[BEGIN]

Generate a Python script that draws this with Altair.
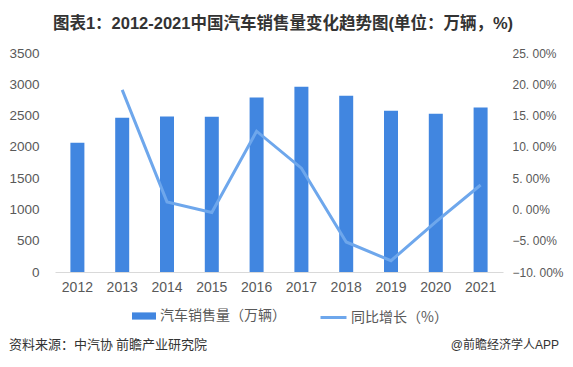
import altair as alt
import pandas as pd

years = ["2012", "2013", "2014", "2015", "2016", "2017", "2018", "2019", "2020", "2021"]
sales = [2065, 2465, 2485, 2480, 2790, 2960, 2815, 2578, 2530, 2628]
growth = [None, 19.1, 1.2, -0.5, 12.5, 6.6, -5.2, -8.2, -2.0, 3.9]

sales_name = "汽车销售量（万辆）"
growth_name = "同比增长（%）"
title_text = "图表1：2012-2021中国汽车销售量变化趋势图(单位：万辆，%)"
source_text = "资料来源：中汽协 前瞻产业研究院"
brand_text = "@前瞻经济学人APP"

sales_ticks = [0, 500, 1000, 1500, 2000, 2500, 3000, 3500]
growth_ticks = [-10, -5, 0, 5, 10, 15, 20, 25]

BAR = "#4186E0"
LINE = "#6EA7EC"
LAB = "#595959"
LATIN = "Liberation Sans, Noto Sans CJK SC"
CJK = "Noto Sans CJK SC"

df = pd.DataFrame({"year": years, "sales": sales, "growth": growth,
                   "s1": [sales_name] * len(years), "s2": [growth_name] * len(years)})

x_enc = alt.X("year:O", title=None,
              axis=alt.Axis(labelAngle=0, labelFont=LATIN, labelFontSize=14, labelColor=LAB,
                            labelPadding=8, ticks=False, domainColor="#D9D9D9", domainWidth=1,
                            grid=False),
              scale=alt.Scale(paddingInner=0.0, paddingOuter=0.0))

bars = alt.Chart(df).mark_bar(size=14).encode(
    x=x_enc,
    y=alt.Y("sales:Q", title=None,
            scale=alt.Scale(domain=[0, 3500], nice=False),
            axis=alt.Axis(values=sales_ticks, format="d", labelFont=LATIN, labelFontSize=13.5,
                          labelColor=LAB, labelPadding=16, ticks=False, domain=False,
                          grid=False, orient="left")),
    color=alt.Color("s1:N", scale=alt.Scale(domain=[sales_name], range=[BAR]),
                    legend=alt.Legend(title=None, orient="none", legendX=76, legendY=250,
                                      symbolType="M-1,-0.3H1V0.3H-1Z", symbolSize=576,
                                      labelFont=CJK, labelFontSize=14, labelColor=LAB,
                                      labelOffset=3, padding=0)),
)

line = alt.Chart(df).mark_line(strokeWidth=3).encode(
    x=alt.X("year:O"),
    y=alt.Y("growth:Q", title=None,
            scale=alt.Scale(domain=[-10, 25], nice=False),
            axis=alt.Axis(values=growth_ticks, labelFont=LATIN, labelFontSize=12, labelColor=LAB,
                          labelPadding=9, ticks=False, domain=False, grid=False, orient="right",
                          labelExpr="replace(format(datum.value, '.2f'), '.', '. ') + '%'")),
    color=alt.Color("s2:N", scale=alt.Scale(domain=[growth_name], range=[LINE]),
                    legend=alt.Legend(title=None, orient="none", legendX=264, legendY=250,
                                      symbolType="stroke", symbolSize=676, symbolStrokeWidth=3,
                                      labelFont=CJK, labelFontSize=14, labelColor=LAB,
                                      labelOffset=3, padding=0)),
)

src_df = pd.DataFrame({"t": [source_text]})
brand_df = pd.DataFrame({"t": [brand_text]})

source = alt.Chart(src_df).mark_text(align="left", baseline="middle", font=CJK,
                                     fontSize=13, color="#333333").encode(
    x=alt.value(-46), y=alt.value(292), text="t:N")
brand = alt.Chart(brand_df).mark_text(align="right", baseline="middle", font=LATIN,
                                      fontSize=12, color="#333333").encode(
    x=alt.value(504), y=alt.value(292), text="t:N")

chart = alt.layer(bars, line, source, brand).resolve_scale(
    y="independent", color="independent").resolve_legend(color="independent").properties(
    width=448, height=219,
    autosize=alt.AutoSizeParams(type="none"),
    padding={"left": 47, "top": 45, "right": 62, "bottom": 87},
    title=alt.TitleParams(text=title_text, font=LATIN, fontSize=16.5, fontWeight="bold",
                          color="#333333", anchor="middle", offset=14, dx=4),
).configure_view(stroke=None)

chart.save("out.html", embed_options={"renderer": "svg", "actions": False})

[END]

GIVEN EXERCISE:
Leave the pictures out and please restate exactly the lines running from the start of the material through the one with "-8.2, -2.0, 3.9]".

EXERCISE SOLUTION:
Generate a Python script that draws this with Altair.
import altair as alt
import pandas as pd

years = ["2012", "2013", "2014", "2015", "2016", "2017", "2018", "2019", "2020", "2021"]
sales = [2065, 2465, 2485, 2480, 2790, 2960, 2815, 2578, 2530, 2628]
growth = [None, 19.1, 1.2, -0.5, 12.5, 6.6, -5.2, -8.2, -2.0, 3.9]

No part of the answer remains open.